Are on-premises HPC clusters really millions of dollars? Recent posts from cloud-only vendors have made it seem HPC clusters are only for firms with deep pockets. TotalCAE offers both on-premises HPC clusters, that we manage in our client’s data center, and managed cloud, in our client’s AWS/Azure subscriptions. Since TotalCAE actually manages both cloud and on-premises clusters, this post is to help clients understand that HPC clusters are not just for the rich and famous. We will discuss what a HPC cluster is made of and where the real costs of on-premises and cloud clusters really are so firms can make an informed decision.
A minimal HPC configuration consists of these components for both on-premises and cloud:
- Head Node – This is a management server that runs the HPC scheduler that schedules workloads on the compute nodes, contains the direct attached storage, performs management functions, and runs the TotalCAE platform. This exists in both on-premises and cloud environments. The head node does not run any computation.
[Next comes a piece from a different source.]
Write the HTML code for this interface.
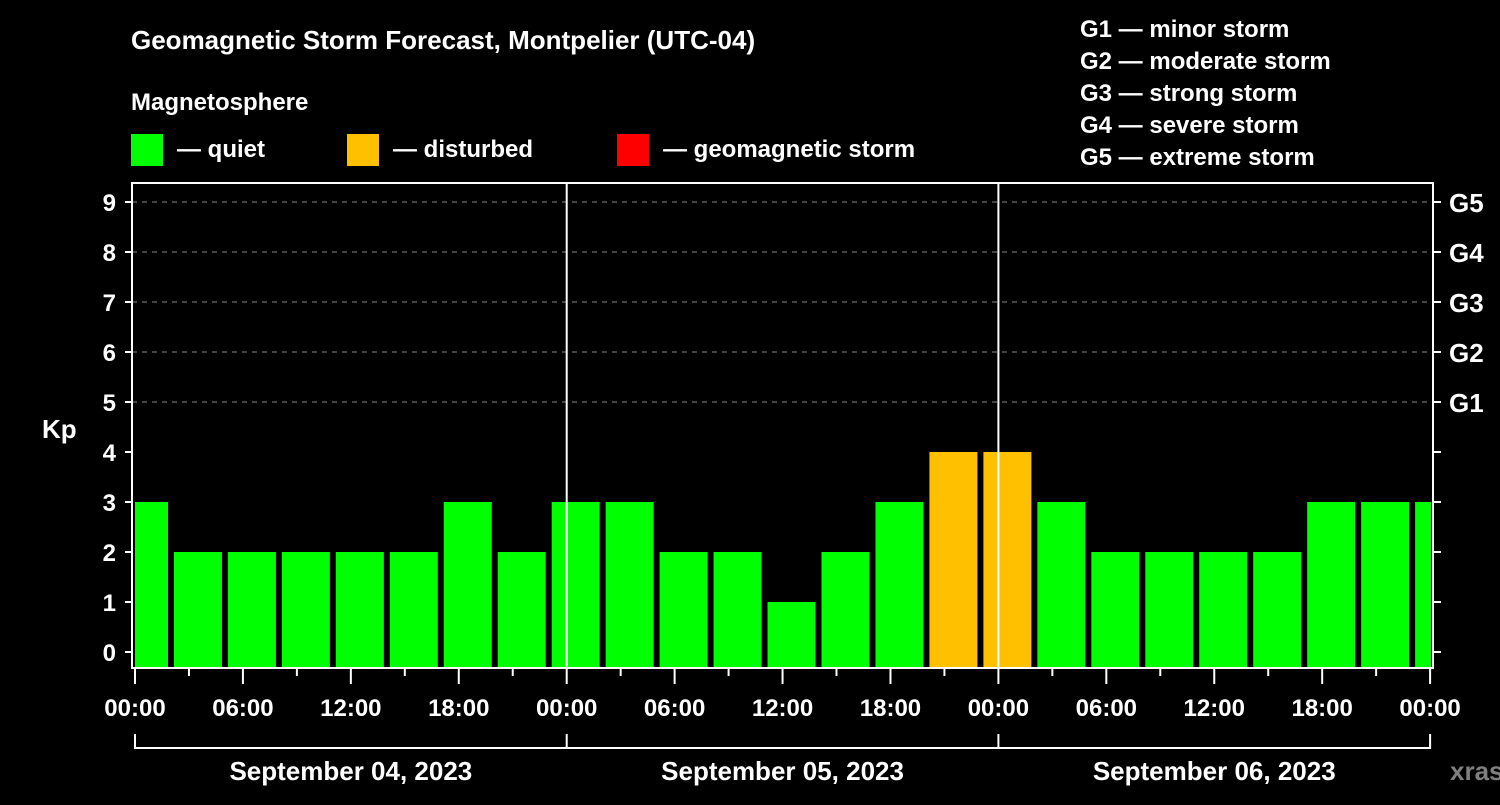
<!DOCTYPE html>
<html><head><meta charset="utf-8"><style>
body{margin:0;background:#000;}
svg text{font-family:"Liberation Sans",Arial,sans-serif;font-weight:bold;fill:#fff;}
</style></head><body>
<svg width="1500" height="800" viewBox="0 0 1500 800">
<rect x="0" y="0" width="1500" height="800" fill="#000"/>
<text x="131" y="49" font-size="26">Geomagnetic Storm Forecast, Montpelier (UTC-04)</text>
<text x="131" y="110" font-size="24">Magnetosphere</text>
<g>
<rect x="131" y="134" width="32" height="32" fill="#00ff00"/><text x="177" y="157" font-size="24">— quiet</text>
<rect x="347" y="134" width="32" height="32" fill="#ffc000"/><text x="393" y="157" font-size="24">— disturbed</text>
<rect x="617" y="134" width="32" height="32" fill="#ff0000"/><text x="663" y="157" font-size="24">— geomagnetic storm</text>
</g>
<g font-size="24">
<text x="1080" y="37">G1 — minor storm</text>
<text x="1080" y="69">G2 — moderate storm</text>
<text x="1080" y="101">G3 — strong storm</text>
<text x="1080" y="133">G4 — severe storm</text>
<text x="1080" y="165">G5 — extreme storm</text>
</g>
<g id="plot"></g>
<text x="42" y="438" font-size="26">Kp</text>
<text x="1450" y="780" font-size="26" style="fill:#808080">xras.ru</text>
</svg>
<script>
const kpValues=[3,2,2,2,2,2,3,2,3,3,2,2,1,2,3,4,4,3,2,2,2,2,3,3,3];
const yTicks=[0,1,2,3,4,5,6,7,8,9];
const gLabels=["G1","G2","G3","G4","G5"];
const xTickLabels=["00:00","06:00","12:00","18:00","00:00","06:00","12:00","18:00","00:00","06:00","12:00","18:00","00:00"];
const dayLabels=["September 04, 2023","September 05, 2023","September 06, 2023"];
const NS="http://www.w3.org/2000/svg";
const g=document.getElementById('plot');
const x0=135, pxH=431.7/24, L=132, R=1433, T=183, B=668;
const X=h=>x0+h*pxH;
const Y=v=>652-50*v;
function el(t,a,p){const e=document.createElementNS(NS,t);for(const k in a)e.setAttribute(k,a[k]);(p||g).appendChild(e);return e;}
// gridlines
for(let v=5;v<=9;v++){const e=el('line',{x1:L,x2:R,y1:Y(v),y2:Y(v),stroke:'#888','stroke-dasharray':'5,5','stroke-width':1});

}
// clip
const defs=el('defs',{});const cp=el('clipPath',{id:'cp'},defs);el('rect',{x:L+3,y:T,width:R-L-5,height:B-T},cp);
const bars=el('g',{'clip-path':'url(#cp)'});
kpValues.forEach((v,i)=>{const c=X(0.5+3*i);
const r=el('rect',{x:c-24,y:Y(v),width:48,height:B-1-Y(v),fill:v>=5?'#ff0000':(v>=4?'#ffc000':'#00ff00')},bars);

});
// day dividers
for(let d=1;d<3;d++){const e=el('line',{x1:X(24*d),x2:X(24*d),y1:T,y2:B,stroke:'#fff','stroke-width':2});

}
// frame
const f=el('rect',{x:L,y:T,width:R-L,height:B-T,fill:'none',stroke:'#fff','stroke-width':2});


// y ticks
yTicks.forEach(v=>{el('line',{x1:125,x2:L,y1:Y(v),y2:Y(v),stroke:'#fff','stroke-width':2});
el('line',{x1:R,x2:1441,y1:Y(v),y2:Y(v),stroke:'#fff','stroke-width':2});
const t=el('text',{x:116,y:Y(v)+9,'font-size':24,'text-anchor':'end'});t.textContent=v;

});
gLabels.forEach((s,i)=>{const t=el('text',{x:1449,y:Y(5+i)+10,'font-size':26});t.textContent=s;

});
// x ticks
for(let h=0;h<=72;h+=3){el('line',{x1:X(h),x2:X(h),y1:B,y2:h%6==0?684:676,stroke:'#fff','stroke-width':2});}
xTickLabels.forEach((s,i)=>{const t=el('text',{x:X(6*i),y:716,'font-size':24,'text-anchor':'middle'});t.textContent=s;

});
// day bracket
el('path',{d:`M${X(0)} 734V748H${X(72)}V734`,stroke:'#fff','stroke-width':2,fill:'none'});
for(let d=1;d<3;d++)el('line',{x1:X(24*d),x2:X(24*d),y1:734,y2:748,stroke:'#fff','stroke-width':2});
dayLabels.forEach((s,i)=>{const t=el('text',{x:X(24*i+12),y:780,'font-size':26,'text-anchor':'middle'});t.textContent=s;

});
</script>
</body></html>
- Compute Nodes – Compute nodes run computational work, and are connected with a low latency networking solution such as InfiniBand on-premises and in Azure, and AWS EFA on the cloud to enable jobs to scale as the number of CPU cores grows. A compute node has anywhere from 56-96 CPUs and 100-384GB of memory per node to solve your job.
- Networking – For more than two nodes, a specialized RDMA switch for computational traffic called InfiniBand is used on-premises. On the cloud RDMA networking is baked into the costs and there is no separate charge.
A typical starter HPC configuration with 1 Management node, 48TB storage, and Two Intel Ice Lake Compute Nodes ( 112 total cores) with InfiniBand costs less than 1K per month on-premises . This equates to approximately 1.2 cents per core hour for the entire on-premises solution; affordable for small businesses and far less than the aforementioned million dollars.
Common HPC Configurations for CAE
Here are some list prices for on-demand cloud, reserved cloud, and On-Premises lease options to do your own comparison.
Hardware Option | Cost | Location | Time Duration and Instance Type |
56-core 3rd Gen Intel Xeon Scalable Processor | $420 per month | On-Prem | 3-Year with InfiniBand |
64-core 3rd Gen Intel Xeon Scalable Processor | $1,843 per month | AWS | 3-Year RHEL Reserved c6i.32xlarge Instance with EFA |
96-core AMD EPYC Milan 7R13 | $1,230 per month | AWS | 3-Year RHEL Reserved Hpc6a.48xlarge Instance with EFA |
64-core 3rd Gen Intel Xeon Scalable Processor | $5.57 per Node Hour | AWS | Hourly RHEL On Demand c6i.32xlarge Instance with EFA |
96-core AMD EPYC Milan 7R13 | $2.88 per Node Hour | AWS | Hourly RHEL On Demand Hpc6a.48xlarge with EFA |
120 core AMD EPYC Milan 7003 | $1,445 per month | Azure | 3-year RHEL Reserved HB120rs V3 with InfiniBand |
120 core AMD EPYC Milan 7003 | $3.96 per Node Hour | Azure | Hourly On Demand RHEL HB120rs V3 |
The direct cloud pricing above is available at https://azure.microsoft.com/en-us/pricing/details/virtual-machines/red-hat/ and https://aws.amazon.com/ec2/pricing/on-demand/.
The Cost Driver is not the HPC Hardware, it’s People and Software.
Many of these million dollar total cost of ownership analysis’ include the cost of HPC software and associated labor. IDC attributes over 67% of the cost of on-premises costs to labor (60%) and software (7%) . They assume an army of engineers and software is required to run your HPC environment and this is true. However, when TotalCAE manages your on-premises HPC you are getting a complete HPC team and all software at a fraction of the cost. No overhead, no installation, no maintenance and no day-to-day upkeep. Let your team focus on engineering, and not IT.
Cloud Doesn’t Eliminate People and Software.
For those who go the do-it-yourself route on AWS or Azure cloud, your staffing costs do not change. In fact, they will be higher as cloud HPC requires additional skills for your IT staff. TotalCAE SaaS platform and services hosted in your cloud environment will have you up and running in days, not months, while saving you over 60% on your operational costs through IT management of the cloud environment running TotalCAE Platform. Same great benefits of TotalCAE on-prem, with the flexibility and agility of using your own Azure and AWS infrastructure.
TotalCAE HPC Everywhere for Maximum Agility and Lowest Cost On-Premises and Cloud
Firms want to make the best decisions for their company and being fully informed on both on-premises and cloud options is just the way to do that. TotalCAE HPC Everywhere enables clients to run either on-premises, cloud, or both for maximum flexibility and the lowest costs for hundreds of CAE applications. TotalCAE’s turnkey managed HPC cloud and managed HPC clusters will enable you to get your HPC environment for your engineers up and running in days, not months, while reducing your IT labor and HPC software to a fraction of the cost of doing it yourself.